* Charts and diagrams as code
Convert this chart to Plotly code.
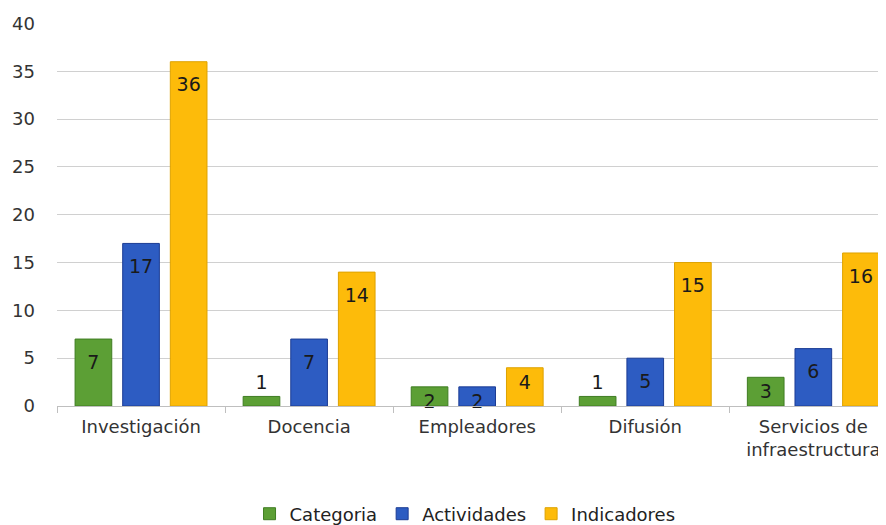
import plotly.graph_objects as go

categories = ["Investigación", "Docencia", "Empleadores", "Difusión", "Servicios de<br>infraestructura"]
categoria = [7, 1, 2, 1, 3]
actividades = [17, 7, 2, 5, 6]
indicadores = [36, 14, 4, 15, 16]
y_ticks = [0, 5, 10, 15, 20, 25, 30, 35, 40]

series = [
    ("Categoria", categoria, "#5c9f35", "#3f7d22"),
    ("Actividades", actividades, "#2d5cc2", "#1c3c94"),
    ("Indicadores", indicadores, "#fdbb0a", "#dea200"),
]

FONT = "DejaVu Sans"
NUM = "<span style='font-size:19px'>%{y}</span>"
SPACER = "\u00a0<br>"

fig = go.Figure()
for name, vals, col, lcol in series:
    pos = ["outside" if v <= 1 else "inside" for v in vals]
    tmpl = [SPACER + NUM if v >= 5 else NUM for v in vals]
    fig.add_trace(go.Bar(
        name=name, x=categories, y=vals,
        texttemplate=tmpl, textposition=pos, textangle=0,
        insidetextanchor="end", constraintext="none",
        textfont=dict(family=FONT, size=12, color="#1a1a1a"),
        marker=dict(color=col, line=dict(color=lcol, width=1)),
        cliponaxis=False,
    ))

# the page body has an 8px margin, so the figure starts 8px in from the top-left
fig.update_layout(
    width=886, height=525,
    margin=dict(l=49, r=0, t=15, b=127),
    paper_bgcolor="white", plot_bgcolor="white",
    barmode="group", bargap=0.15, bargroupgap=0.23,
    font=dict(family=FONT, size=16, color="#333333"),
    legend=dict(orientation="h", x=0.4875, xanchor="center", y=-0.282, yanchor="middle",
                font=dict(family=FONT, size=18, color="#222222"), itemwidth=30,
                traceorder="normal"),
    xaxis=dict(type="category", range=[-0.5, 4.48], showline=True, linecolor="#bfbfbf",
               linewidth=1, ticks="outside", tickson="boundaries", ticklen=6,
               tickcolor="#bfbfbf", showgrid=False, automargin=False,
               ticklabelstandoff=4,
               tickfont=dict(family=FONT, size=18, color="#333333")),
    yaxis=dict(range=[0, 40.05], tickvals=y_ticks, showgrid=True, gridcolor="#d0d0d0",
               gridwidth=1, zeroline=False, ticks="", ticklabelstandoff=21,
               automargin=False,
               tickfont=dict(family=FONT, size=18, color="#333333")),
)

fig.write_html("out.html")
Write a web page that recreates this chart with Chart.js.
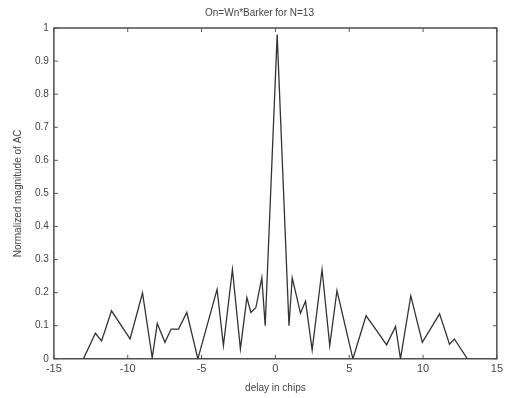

* Do this
Every entry must be written out exactly, with all pictures left out.

* Exercise response
Convert this chart to Plotly code.
import plotly.graph_objects as go

categories = ["Investigación", "Docencia", "Empleadores", "Difusión", "Servicios de<br>infraestructura"]
categoria = [7, 1, 2, 1, 3]
actividades = [17, 7, 2, 5, 6]
indicadores = [36, 14, 4, 15, 16]
y_ticks = [0, 5, 10, 15, 20, 25, 30, 35, 40]

series = [
    ("Categoria", categoria, "#5c9f35", "#3f7d22"),
    ("Actividades", actividades, "#2d5cc2", "#1c3c94"),
    ("Indicadores", indicadores, "#fdbb0a", "#dea200"),
]

FONT = "DejaVu Sans"
NUM = "<span style='font-size:19px'>%{y}</span>"
SPACER = "\u00a0<br>"

fig = go.Figure()
for name, vals, col, lcol in series:
    pos = ["outside" if v <= 1 else "inside" for v in vals]
    tmpl = [SPACER + NUM if v >= 5 else NUM for v in vals]
    fig.add_trace(go.Bar(
        name=name, x=categories, y=vals,
        texttemplate=tmpl, textposition=pos, textangle=0,
        insidetextanchor="end", constraintext="none",
        textfont=dict(family=FONT, size=12, color="#1a1a1a"),
        marker=dict(color=col, line=dict(color=lcol, width=1)),
        cliponaxis=False,
    ))

# the page body has an 8px margin, so the figure starts 8px in from the top-left
fig.update_layout(
    width=886, height=525,
    margin=dict(l=49, r=0, t=15, b=127),
    paper_bgcolor="white", plot_bgcolor="white",
    barmode="group", bargap=0.15, bargroupgap=0.23,
    font=dict(family=FONT, size=16, color="#333333"),
    legend=dict(orientation="h", x=0.4875, xanchor="center", y=-0.282, yanchor="middle",
                font=dict(family=FONT, size=18, color="#222222"), itemwidth=30,
                traceorder="normal"),
    xaxis=dict(type="category", range=[-0.5, 4.48], showline=True, linecolor="#bfbfbf",
               linewidth=1, ticks="outside", tickson="boundaries", ticklen=6,
               tickcolor="#bfbfbf", showgrid=False, automargin=False,
               ticklabelstandoff=4,
               tickfont=dict(family=FONT, size=18, color="#333333")),
    yaxis=dict(range=[0, 40.05], tickvals=y_ticks, showgrid=True, gridcolor="#d0d0d0",
               gridwidth=1, zeroline=False, ticks="", ticklabelstandoff=21,
               automargin=False,
               tickfont=dict(family=FONT, size=18, color="#333333")),
)

fig.write_html("out.html")
Write a web page that recreates this chart with Chart.js.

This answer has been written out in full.